As Arturo says in the comments, the key word here is transport of structure. Given any field $F$ with the same cardinality as $S = \mathbb{R} \times \mathbb{R}$ (which has the cardinality of the continuum), there exists a bijection $\phi : S \to F$, and using this bijection we can define field operations $r \oplus s = \phi^{-1}(\phi(r) + \phi(s))$ $r \otimes s = \phi^{-1}(\phi(r) \phi(s))$
on $S$ (where $r, s \in S$). So a more precise way to phrase your question (after modding out by isomorphism) is as follows:
How many fields, up to isomorphism, have the cardinality of the continuum?
The answer is lots.
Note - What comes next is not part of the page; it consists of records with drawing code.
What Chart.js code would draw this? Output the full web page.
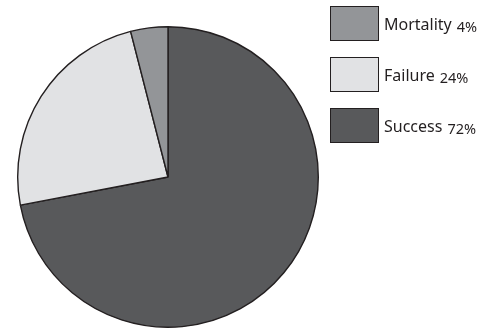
<!DOCTYPE html>
<html lang="en">
<head>
    <meta charset="UTF-8">
    <title>Outcome pie</title>
    <script src="https://cdn.jsdelivr.net/npm/chart.js@4/dist/chart.umd.min.js"></script>
    <style>
        body { margin: 0; background: #fff; }
        #wrap { position: relative; width: 490px; height: 329px; }
        #legend { position: absolute; left: 330px; top: 6px; font-family: "Noto Sans", sans-serif; color: #231f20; }
        .item { display: flex; align-items: center; height: 35px; margin-bottom: 16px; }
        .box { width: 47px; height: 33px; border: 1px solid #231f20; margin-right: 5px; }
        .name { font-size: 16px; }
        .pct { font-size: 14.5px; margin-left: 5px; position: relative; top: 2px; }
    </style>
</head>
<body>
<div id="wrap">
    <canvas id="chart" width="490" height="329"></canvas>
    <div id="legend"></div>
</div>

<script>
    // slices go clockwise from 12 o'clock
    const labels = ['Success', 'Failure', 'Mortality'];
    const shares = [72, 24, 4];
    const colours = ['#58595b', '#e1e2e4', '#939598'];

    // legend lists them bottom-up
    const legend = document.getElementById('legend');
    for (let i = labels.length - 1; i >= 0; i--) {
        const row = document.createElement('div');
        row.className = 'item';
        row.innerHTML = '<div class="box" style="background:' + colours[i] + '"></div>' +
            '<span class="name">' + labels[i] + '</span><span class="pct">' + shares[i] + '%</span>';
        legend.appendChild(row);
    }

    const ctx = document.getElementById('chart').getContext('2d');
    const myChart = new Chart(ctx, {
        type: 'pie',
        data: {
            labels: labels,
            datasets: [{
                data: shares,
                backgroundColor: colours,
                borderColor: '#231f20',
                borderWidth: 1.4
            }]
        },
        options: {
            responsive: false,
            animation: false,
            layout: { padding: { left: 17, top: 26, right: 171, bottom: 1 } },
            plugins: {
                legend: { display: false },
                tooltip: { enabled: false }
            }
        }
    });
</script>
</body>
</html>
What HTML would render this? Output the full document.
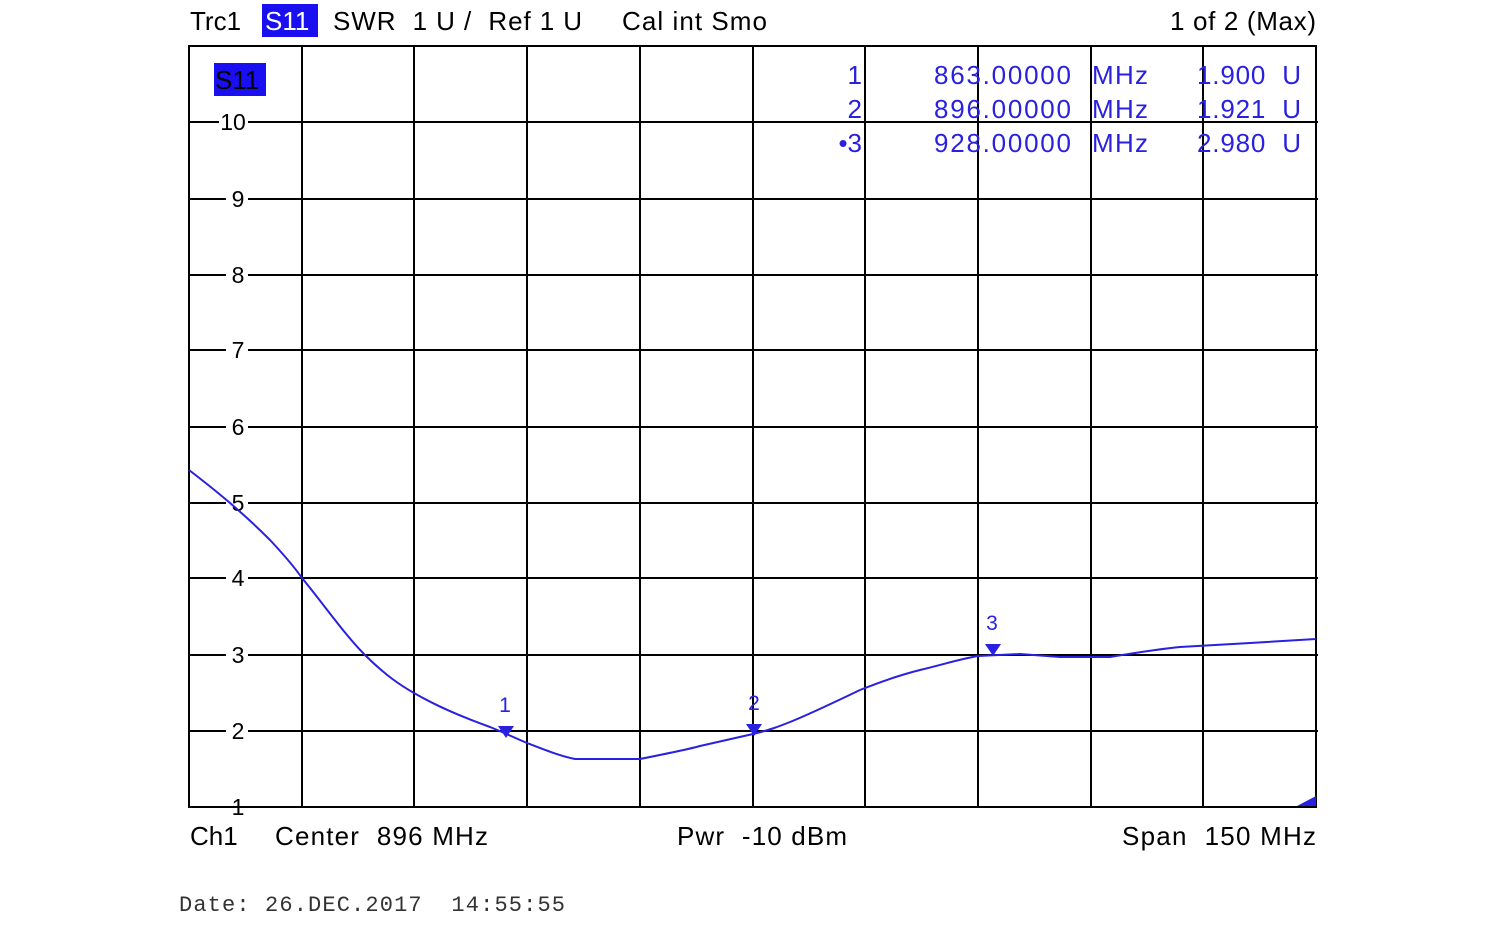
<!DOCTYPE html>
<html><head><style>
body{margin:0;background:#fff;width:1500px;height:944px;overflow:hidden}
svg text{white-space:pre}
.s{font-family:"Liberation Sans",sans-serif}
.m{font-family:"Liberation Mono",monospace}
</style></head><body>
<svg width="1500" height="944" xmlns="http://www.w3.org/2000/svg" xml:space="preserve">
<g stroke="#000" stroke-width="2" fill="none">
<rect x="189" y="46" width="1127" height="761"/>
<path d="M302 46V807M414 46V807M527 46V807M640 46V807M753 46V807M865 46V807M978 46V807M1091 46V807M1203 46V807"/>
<path d="M189 122H219M248 122H1318M189 199H226M248 199H1318M189 275H226M248 275H1318M189 350H226M248 350H1318M189 427H226M248 427H1318M189 503H226M248 503H1318M189 578H226M248 578H1318M189 655H226M248 655H1318M189 731H226M248 731H1318M189 807H226M248 807H1316"/>
</g>
<g class="s" font-size="23" fill="#000" text-anchor="middle">
<text x="233" y="130">10</text><text x="238" y="207">9</text><text x="238" y="283">8</text><text x="238" y="358">7</text><text x="238" y="435">6</text><text x="238" y="511">5</text><text x="238" y="586">4</text><text x="238" y="663">3</text><text x="238" y="739">2</text><text x="238" y="815">1</text>
</g>
<g class="s" font-size="26" fill="#000">
<text x="190" y="30">Trc1</text>
<rect x="262" y="4" width="56" height="33" fill="#1a0ff0"/>
<text x="265" y="30" fill="#fff">S11</text>
<text x="333" y="30" textLength="249">SWR  1 U /  Ref 1 U</text>
<text x="622" y="30" textLength="145">Cal int Smo</text>
<text x="1170" y="30" textLength="146">1 of 2 (Max)</text>
<text x="190" y="845">Ch1</text>
<text x="275" y="845" textLength="213">Center  896 MHz</text>
<text x="677" y="845" textLength="170">Pwr  -10 dBm</text>
<text x="1122" y="845" textLength="194">Span  150 MHz</text>
</g>
<rect x="214" y="63" width="52" height="33" fill="#1a0ff0"/>
<text class="s" x="215" y="89" font-size="26" fill="#000">S11</text>
<g class="s" font-size="26" fill="#2a20e0">
<text x="862" y="84" text-anchor="end">1</text><text x="934" y="84" textLength="137">863.00000</text><text x="1092" y="84" textLength="56">MHz</text><text x="1197" y="84" textLength="104">1.900  U</text>
<text x="862" y="118" text-anchor="end">2</text><text x="934" y="118" textLength="137">896.00000</text><text x="1092" y="118" textLength="56">MHz</text><text x="1197" y="118" textLength="104">1.921  U</text>
<text x="862" y="152" text-anchor="end">•3</text><text x="934" y="152" textLength="137">928.00000</text><text x="1092" y="152" textLength="56">MHz</text><text x="1197" y="152" textLength="104">2.980  U</text>
</g>
<path d="M189 470 C215 490 240 510 270 540 C285 556 295 568 302 578 C325 606 345 635 365 655 C385 675 400 685 414 693 C440 708 465 718 490 727 C505 733 515 738 527 743 C545 750 560 756 575 759 L640 759 C665 754 690 749 700 746 L753 734 C770 730 780 726 790 722 C810 714 835 702 860 690 C880 682 900 675 920 670 C945 664 960 659 978 656 L1020 654 L1060 657 L1110 657 C1140 652 1160 649 1180 647 L1250 643 L1316 639" stroke="#2a20e0" stroke-width="2" fill="none"/>
<g class="s" fill="#2a20e0" font-size="21" text-anchor="middle">
<path d="M498 726H514L506 738Z"/><text x="505" y="712">1</text>
<path d="M746 724H762L754 736Z"/><text x="754" y="710">2</text>
<path d="M985 644H1001L993 656Z"/><text x="992" y="630">3</text>
<path d="M1297 806L1316 796V806Z"/>
</g>
<text class="m" x="179" y="911" font-size="22" fill="#333" textLength="386">Date: 26.DEC.2017  14:55:55</text>
</svg>
</body></html>
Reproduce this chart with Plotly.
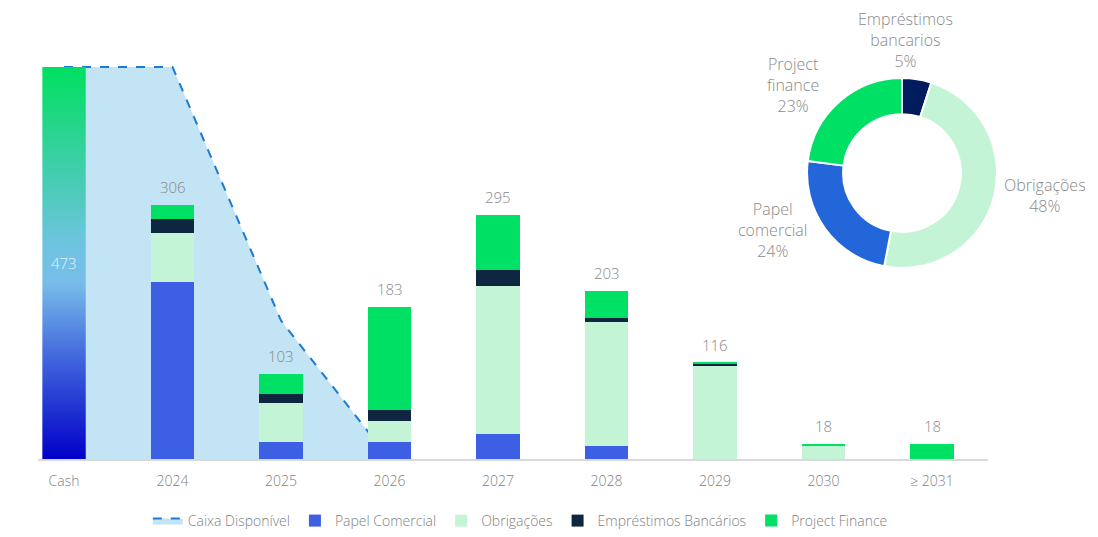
import plotly.graph_objects as go

# ---------------- data ----------------
categories = ["Cash", "2024", "2025", "2026", "2027", "2028", "2029", "2030", "≥ 2031"]
cash_value = 473
years = ["2024", "2025", "2026", "2027", "2028", "2029", "2030", "≥ 2031"]
papel_comercial = [214, 20, 20, 30, 16, 0, 0, 0]
obrigacoes = [59, 47, 26, 179, 149, 113, 16, 0]
emprestimos = [17, 11, 13, 19, 5, 2, 0, 0]
project_finance = [16, 25, 124, 67, 33, 1, 2, 18]
caixa_cats = ["Cash", "2024", "2025", "2026"]
caixa_disponivel = [473, 473, 167, 0]

donut_labels = ["Empréstimos<br>bancarios", "Obrigações", "Papel<br>comercial", "Project<br>finance"]
donut_values = [5, 48, 24, 23]

# ---------------- styles ----------------
C_PC = "#3d5fe3"
C_OBR = "#c4f4d6"
C_EB = "#0f2640"
C_PF = "#00e064"
DONUT_COLORS = ["#001c5c", "#c4f4d6", "#2366d9", "#00e064"]
GRAY = "#8a8a8a"
FONT = "Open Sans"
W = 300

idx = {c: i for i, c in enumerate(categories)}
yx = [idx[c] for c in years]
BW = 0.4

fig = go.Figure()

# Caixa disponível area (main axes, drawn below bars which go on overlay axes)
fig.add_trace(go.Scatter(
    x=[idx[c] for c in caixa_cats], y=caixa_disponivel,
    mode="lines", fill="tozeroy", fillcolor="#c2e4f4",
    line=dict(color="#1a7ad4", width=2, dash="dash"),
    name="Caixa Disponível", hoverinfo="skip",
))

# Cash bar with vertical gradient
cx = idx["Cash"]
fig.add_trace(go.Scatter(
    x=[cx - BW / 2, cx + BW / 2, cx + BW / 2, cx - BW / 2, cx - BW / 2],
    y=[0, 0, cash_value, cash_value, 0],
    mode="lines", fill="toself", line=dict(width=0),
    fillgradient=dict(type="vertical", colorscale=[
        [0, "#0000c8"], [0.25, "#3f63dc"], [0.45, "#78bdea"],
        [0.55, "#6ec4e0"], [0.75, "#3ecfa8"], [1, "#00e060"]]),
    showlegend=False, hoverinfo="skip",
))

for name, vals, col in [("Papel Comercial", papel_comercial, C_PC),
                        ("Obrigações", obrigacoes, C_OBR),
                        ("Empréstimos Bancários", emprestimos, C_EB),
                        ("Project Finance", project_finance, C_PF)]:
    fig.add_trace(go.Bar(
        x=yx, y=vals, name=name, marker=dict(color=col, line=dict(width=0)),
        width=BW, xaxis="x2", yaxis="y2",
    ))

# Donut
fig.add_trace(go.Pie(
    labels=donut_labels, values=donut_values, hole=0.62, sort=False,
    direction="clockwise", rotation=0,
    marker=dict(colors=DONUT_COLORS, line=dict(color="white", width=2)),
    textinfo="none", showlegend=False, hoverinfo="skip",
    domain=dict(x=[0.7255, 0.9047], y=[0.4558, 0.9093]),
))

annotations = []
totals = [a + b + c + d for a, b, c, d in zip(papel_comercial, obrigacoes, emprestimos, project_finance)]
for x, t in zip(yx, totals):
    annotations.append(dict(x=x, y=t, xref="x2", yref="y2", text=str(t), showarrow=False,
                            yanchor="bottom", yshift=6,
                            font=dict(size=15, color=GRAY, family=FONT, weight=W)))
annotations.append(dict(x=cx, y=cash_value / 2, xref="x", yref="y", text=str(cash_value), showarrow=False,
                        font=dict(size=15, color="#e4f2fb", family=FONT, weight=W)))

donut_pos = [(0.818, 1.0), (0.950, 0.629), (0.6925, 0.5465), (0.712, 0.8926)]
for (px, py), lab, v in zip(donut_pos, donut_labels, donut_values):
    annotations.append(dict(x=px, y=py, xref="paper", yref="paper", text=f"{lab}<br>{v}%",
                            showarrow=False, xanchor="center", yanchor="middle", align="center",
                            font=dict(size=16, color=GRAY, family=FONT, weight=W)))

xr = [-0.24, 8.516]
yr = [0, 505.6]
xdom = [0, 950 / 1060]
fig.update_layout(
    width=1098, height=537,
    margin=dict(l=38, r=0, t=40, b=78),
    paper_bgcolor="white", plot_bgcolor="white",
    barmode="stack", bargap=0,
    font=dict(family=FONT, color=GRAY, size=14, weight=W),
    xaxis=dict(domain=xdom, range=xr, tickvals=list(range(len(categories))), ticktext=categories,
               showgrid=False, zeroline=False, showline=True, linecolor="#d9d9d9", linewidth=1.5,
               ticks="outside", ticklen=8, tickcolor="rgba(0,0,0,0)",
               tickfont=dict(size=14, color="#7f7f7f", family=FONT, weight=W)),
    yaxis=dict(range=yr, visible=False, showgrid=False, zeroline=False),
    xaxis2=dict(domain=xdom, range=xr, overlaying="x", visible=False, showgrid=False, zeroline=False),
    yaxis2=dict(range=yr, overlaying="y", visible=False, showgrid=False, zeroline=False),
    legend=dict(orientation="h", x=0.455, xanchor="center", y=-0.149, yanchor="middle",
                traceorder="normal",
                font=dict(size=14, color="#7f7f7f", family=FONT, weight=W), bgcolor="rgba(0,0,0,0)"),
    annotations=annotations,
    showlegend=True,
)

fig.write_html("out.html")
Some examples:
- $\mathbb{R}$.
- $\mathbb{C}$.
- $\mathbb{Q}_p$, the field of $p$-adic numbers, for any prime $p$.
Some mechanisms for producing families of examples:
- If $F$ is a field with the cardinality of the continuum, then so is any algebraic extension of $F$, and so is $F(x)$.
- If $F$ is a field which is at most countable, then $F((t))$, the field of formal Laurent series over $F$, has the cardinality of the continuum, and so does $F(x_i : i \in \mathbb{R})$.
Some examples of fields which are at most countable:
Some mechanisms for producing fields which are at most countable:
- If $F$ is a field which is at most countable, then so is any algebraic extension of $F$, and so is $F(x)$.
Here are some other questions you could have asked. Perhaps you wanted to preserve the structure of $\mathbb{R} \times \mathbb{R}$ as an abelian group. Now, assuming the axiom of choice, $\mathbb{R} \times \mathbb{R}$ is just a vector space over $\mathbb{Q}$ of dimension continuum, so another version of your question is:
How many fields, up to isomorphism, have an underlying abelian group which is a vector space over $\mathbb{Q}$ of dimension continuum?
The answer is that such fields are precisely the fields with the cardinality of the continuum which, in addition, have characteristic zero.
In the strongest version of your question, perhaps you want to preserve the structure of $\mathbb{R} \times \mathbb{R}$ as an $\mathbb{R}$-vector space. Then the corresponding version of your question is:
How many field extensions of degree $2$ does $\mathbb{R}$ have, up to isomorphism?
The answer is $1$: $\mathbb{C}$ is the unique such field extension, and this is a straightforward corollary of the fundamental theorem of algebra.